One pleasant surprise is that I’ve been reading the journal of a woman who lived at Phoenix Settlement, named Millie Graham Polak. Millie had tremendous respect and affection for Gandhi but she was aware that he was a human person, not a saint as he is often described. She challenged him regularly as he sought to establish rules in the early days of the ashram.
What do you think Enhancing Life studies can offer your discipline, and why?
It can expand the ways that we think about asceticism within the discipline of Religious Studies. Asceticism has sometimes been interpreted as a habit of refusal or self-denial, directed toward the goal of escape from this life and toward the afterlife.
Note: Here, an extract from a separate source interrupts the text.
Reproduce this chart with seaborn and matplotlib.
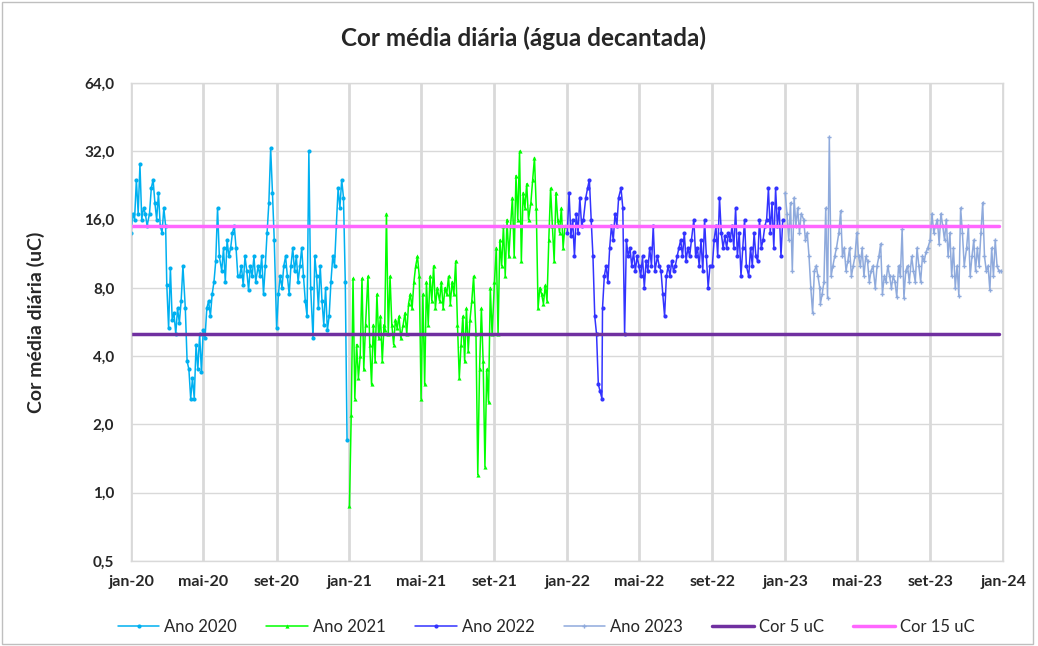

But for Gandhi, the ascetic practices that he employed—including celibacy and limiting his diet and living in these ashrams, which in the classic Hindu context was set apart for ascetic practitioners—had constructive social and political significance. Practicing self-discipline and simplicity was a way of enhancing life. Gandhi’s ascetic practices at the ashrams were not world-rejecting. They confronted the major social and ethical problems of his life.
How do public debates shape your work? What are you hoping to offer those debates?
Gandhi’s role in modern Indian national history is very well known, and he’s often put on a pedestal around the world for his nonviolent methods. But he’s a controversial figure, especially in India and in Indian diaspora communities like those in South Africa. There have been questions recently about his views on race relations in South Africa and about his sexuality, in light of his advocacy of celibacy. One thing I hope my research can do is offer a deeper, more nuanced understanding of Gandhi living and working in collaboration with others, both Indian and non-Indian.
You don’t spend all of your time doing research and teaching! What’s your favorite place to travel, or the next place you’d like to go?
I travel so much for my research, it’s hard to know how to answer! If I were to travel somewhere unrelated to my work, I’d want it to be somewhere where I could be active outdoors and try something new. I’d love to do a biking tour of Wales or take my son for surf lessons in Hawaii.